Folha de S. Paulo


Black Friday: bom para quem?

Comprar algo que não precisamos, mesmo que pela metade do preço, é muito caro. Na verdade, nada é mais caro do que o que não precisamos. Apesar dessa constatação ser relativamente simples,muitos acabam se rendendo à Black Friday, que em 2016, cai em 25 de novembro.

Com promessas de grandes descontos, a data, criada nos Estados Unidos, foi acolhida no Brasil por muitos varejistas com ações promocionais ao longo de todo o mês de novembro, ampliando o que era apenas um dia para uma semana e, até mesmo, para uma quinzena.

Leonardo Benassatto/Futura Press/Folhapress
Populares aproveitam as promoções da Black Friday no Extra, unidade da Ricardo Jafet em São Paulo (SP), nesta quinta-feira (24).
Populares aproveitam as promoções da Black Friday no Extra, em São Paulo (SP), nesta quinta (24)

É praticamente impossível não se sentir pressionado a consumir dado o bombardeio de anúncios. Paul Mazur, da Lehman Brothers, na década de 1930, propôs uma nova mentalidade para a América.

"Nós precisamos mudar a América de uma cultura de necessidades para uma de desejos. As pessoas precisam ser treinadas a [...] quererem coisas novas mesmo antes das antigas terem sido consumidas. Nós precisamos mudar a mentalidade na América. Os desejos do homem devem ofuscar suas necessidades."

Nessa fala, Mazur postulou, com toda clareza, a mudança ocorrida durante o século 20, para uma sociedade do consumo como um fim em si mesmo e não apenas como instrumento de bem-estar.

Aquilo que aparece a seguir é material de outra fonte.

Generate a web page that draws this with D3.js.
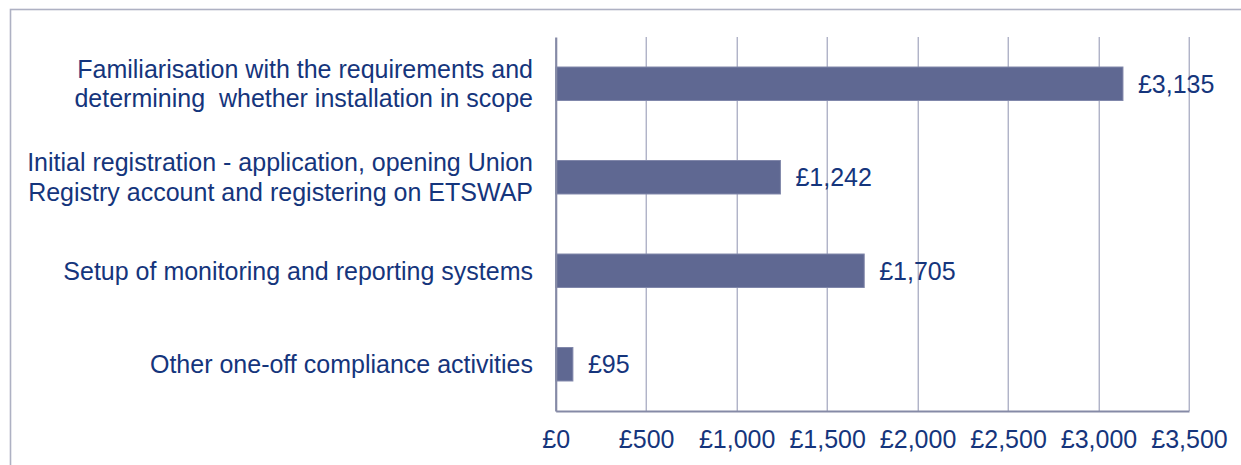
<!DOCTYPE html>
<html>
<head>
<meta charset="utf-8">
<script src="https://cdn.jsdelivr.net/npm/d3@7"></script>
<style>
  body { margin: 0; background: #fff; }
  text { font-family: "Liberation Sans", Arial, sans-serif; white-space: pre; }
</style>
</head>
<body>
<div id="chart"></div>
<script>
// one-off compliance cost per activity, £
var categories = [
  ["Familiarisation with the requirements and", "determining  whether installation in scope"],
  ["Initial registration - application, opening Union", "Registry account and registering on ETSWAP"],
  ["Setup of monitoring and reporting systems"],
  ["Other one-off compliance activities"]
];
var costs = [3135, 1242, 1705, 95];
var tickValues = [0, 500, 1000, 1500, 2000, 2500, 3000, 3500];

var W = 1241, H = 465;
var margin = {top: 37, right: 52, bottom: 54, left: 555.7};
var width = W - margin.left - margin.right,
    height = H - margin.top - margin.bottom;

var textColor = "#15357c",
    barColor = "#5f6892",
    gridColor = "#8e93b0";

var svg = d3.select("#chart").append("svg")
    .attr("width", W)
    .attr("height", H);

// outer frame, cut by the window on the right and bottom
svg.append("rect")
    .attr("x", 10.5).attr("y", 9.5)
    .attr("width", W + 20).attr("height", H + 20)
    .attr("fill", "none")
    .attr("stroke", "#aeb1c3")
    .attr("stroke-width", 1.6);

var g = svg.append("g")
    .attr("transform", "translate(" + margin.left + "," + margin.top + ")");

var keys = d3.range(categories.length);

var y = d3.scaleBand()
    .domain(keys)
    .range([0, height])
    .paddingInner(0.642)
    .paddingOuter(0.321);

var x = d3.scaleLinear()
    .domain([0, 3500])
    .range([0, width]);

// gridlines
g.append("g")
  .selectAll("line")
  .data(tickValues.slice(1))
  .enter().append("line")
    .attr("x1", function(d) { return Math.round(x(d)) + 0.5; })
    .attr("x2", function(d) { return Math.round(x(d)) + 0.5; })
    .attr("y1", 0)
    .attr("y2", height)
    .attr("stroke", gridColor)
    .attr("stroke-width", 1);

// bars
g.append("g")
  .selectAll("rect")
  .data(costs)
  .enter().append("rect")
    .attr("x", x(0))
    .attr("y", function(d, i) { return y(i); })
    .attr("width", function(d) { return x(d) - x(0); })
    .attr("height", y.bandwidth())
    .attr("fill", barColor)
    .attr("stroke", "#8087aa")
    .attr("stroke-width", 1);

// value labels
g.append("g")
  .selectAll("text")
  .data(costs)
  .enter().append("text")
    .attr("x", function(d) { return x(d) + 15; })
    .attr("y", function(d, i) { return y(i) + y.bandwidth() / 2; })
    .attr("dy", "0.35em")
    .attr("fill", textColor)
    .attr("font-size", 25)
    .text(function(d) { return "£" + d3.format(",")(d); });

// bottom axis
var xAxis = g.append("g")
    .attr("transform", "translate(0," + height + ")")
    .call(d3.axisBottom(x)
      .tickValues(tickValues)
      .tickSize(0)
      .tickPadding(19)
      .tickFormat(function(d) { return "£" + d3.format(",")(d); }));

xAxis.select(".domain")
    .attr("stroke", "#858aa6")
    .attr("stroke-width", 2.2);
xAxis.selectAll("text")
    .attr("fill", textColor)
    .attr("font-size", 25)
    .attr("font-family", "Liberation Sans, Arial, sans-serif");

// left axis with wrapped category labels
var yAxis = g.append("g")
    .call(d3.axisLeft(y).tickSize(0).tickPadding(22.7).tickFormat(""));

yAxis.select(".domain")
    .attr("stroke", "#858aa6")
    .attr("stroke-width", 2.2);

var lineH = 29.5;
yAxis.selectAll(".tick text")
    .attr("fill", textColor)
    .attr("font-size", 25)
    .attr("font-family", "Liberation Sans, Arial, sans-serif")
    .attr("dy", null)
    .each(function(d) {
      var lines = categories[d];
      var t = d3.select(this);
      lines.forEach(function(l, j) {
        t.append("tspan")
          .attr("x", -22.7)
          .attr("y", (j - (lines.length - 1) / 2) * lineH)
          .attr("dy", "0.35em")
          .text(l);
      });
    });
</script>
</body>
</html>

A Black Friday leva às últimas consequências o ofuscar as necessidades com os desejos. No limite, como se viu em outros anos nos Estados Unidos, as pessoas se acotovelam na porta das lojas, na expectativa de conseguir comprar o que provavelmente não precisam usando um dinheiro que provavelmente não têm, superando quase toda racionalidade. Mazur ficaria orgulhoso do resultado de sua postulação.

Nesse contexto, vale refletir sobre os impactos do consumo, que não se limitam ao desconforto provocado em muitos pela insatisfação de não comprar tudo o que parece ter um bom preço.

Vai muito além do ato de comprar, iniciando no desenvolvimento dos produtos, passando pela extração de recursos naturais, pela produção em si, pelo transporte das fábricas às lojas e das lojas aos consumidores.

E mais, pois, ao final da vida útil dos produtos, há ainda o descarte, envolvendo seu transporte e disposição, tudo isso com impactos sobre o meio ambiente e sobre a sociedade que tem, como contrapartida, em um número imenso de vezes, apenas um momento fugaz de satisfação, facilmente superado pela oferta dos próximos produtos que vão oferecer a felicidade comprada na prateleira.

Além dos impactos ambientais, como a geração de gases de efeito estufa, causando o aquecimento global e as mudanças climáticas, o excesso de consumo, sem planejamento e reflexão, pode prejudicar o bolso do consumidor, que muitas vezes se endivida com cartões de crédito e empréstimos, uma possível bola de neve que prejudica, ao invés de promover o bem-estar de cada indivíduo e de suas famílias.

Para evitar isso, é fundamental que os consumidores pensem a real necessidade de comprar e, se a resposta for positiva, a real condição de gastar os recursos do pagamento de forma confortável.

O consumo representa, quer queira quer não, um voto de confiança nas empresas que produzem e que vendem. Parte dessa confiança é acreditar que elas nos oferecem produtos cujas características e preço, especialmente em tempos de Black Friday, são condizentes com o bem-estar da sociedade e com a vida no planeta.

Nas últimas décadas, as empresas têm se dedicado de modo crescente a maiores cuidados com o meio ambiente e a sociedade. Agora, está na hora do consumidor dar mais um passo e tomar a rédea de sua própria vida, exigindo de si uma decisão acertada para o seu bem-estar individual e de sua família, refletindo sobre por que comprar e a real necessidade do que compra.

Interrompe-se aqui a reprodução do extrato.